The mechanics of keyword ranking are well documented. The thinking behind which keywords deserve your attention is not. That gap is where most SEO strategies quietly fall apart.
Key Takeaways
- Search volume is a vanity metric unless it maps to commercial intent. Ranking for high-traffic terms that attract the wrong audience wastes budget and distorts performance reporting.
- Keyword difficulty scores are useful as a starting point, not a final answer. Domain authority gaps matter less than topical authority and content depth in a specific cluster.
- The most valuable keywords are often mid-funnel: specific enough to signal intent, broad enough to reach audiences who haven’t yet committed to a solution.

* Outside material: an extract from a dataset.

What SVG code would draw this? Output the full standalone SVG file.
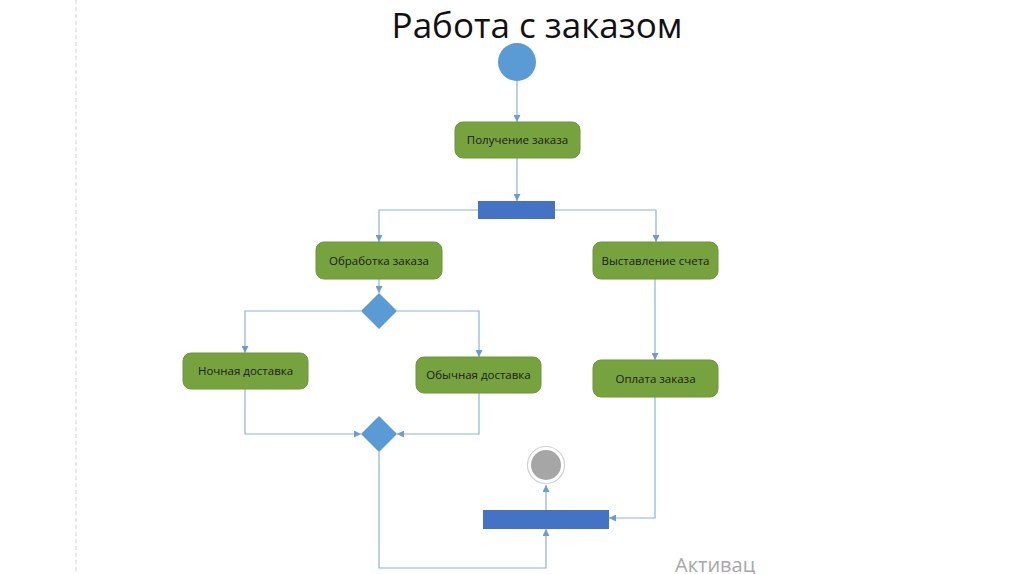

- Ranking priority should be set by business outcome, not SEO metrics. Revenue potential, margin, and strategic fit belong in the scoring model alongside volume and difficulty.
- A keyword ranking framework that ignores new audience development will optimise you into a smaller and smaller corner of the market over time.
In This Article
- Why Most Keyword Prioritisation Gets the Logic Backwards
- What Does Ranking a Keyword Actually Mean?
- The Four Dimensions That Actually Matter When Ranking Keywords
- How to Build a Keyword Ranking Score That Reflects Business Reality
- Keyword Clusters and Why Individual Rankings Miss the Point
- The Long Tail Is Not a Consolation Prize
- When to Revisit Your Keyword Rankings
- Connecting Keyword Rankings to Business Outcomes
Why Most Keyword Prioritisation Gets the Logic Backwards
The default approach to ranking keywords goes something like this: pull a list from a tool, sort by volume descending, filter out anything with a difficulty score above your threshold, and start writing. It feels systematic. It produces work. And it routinely generates traffic that does nothing for the business.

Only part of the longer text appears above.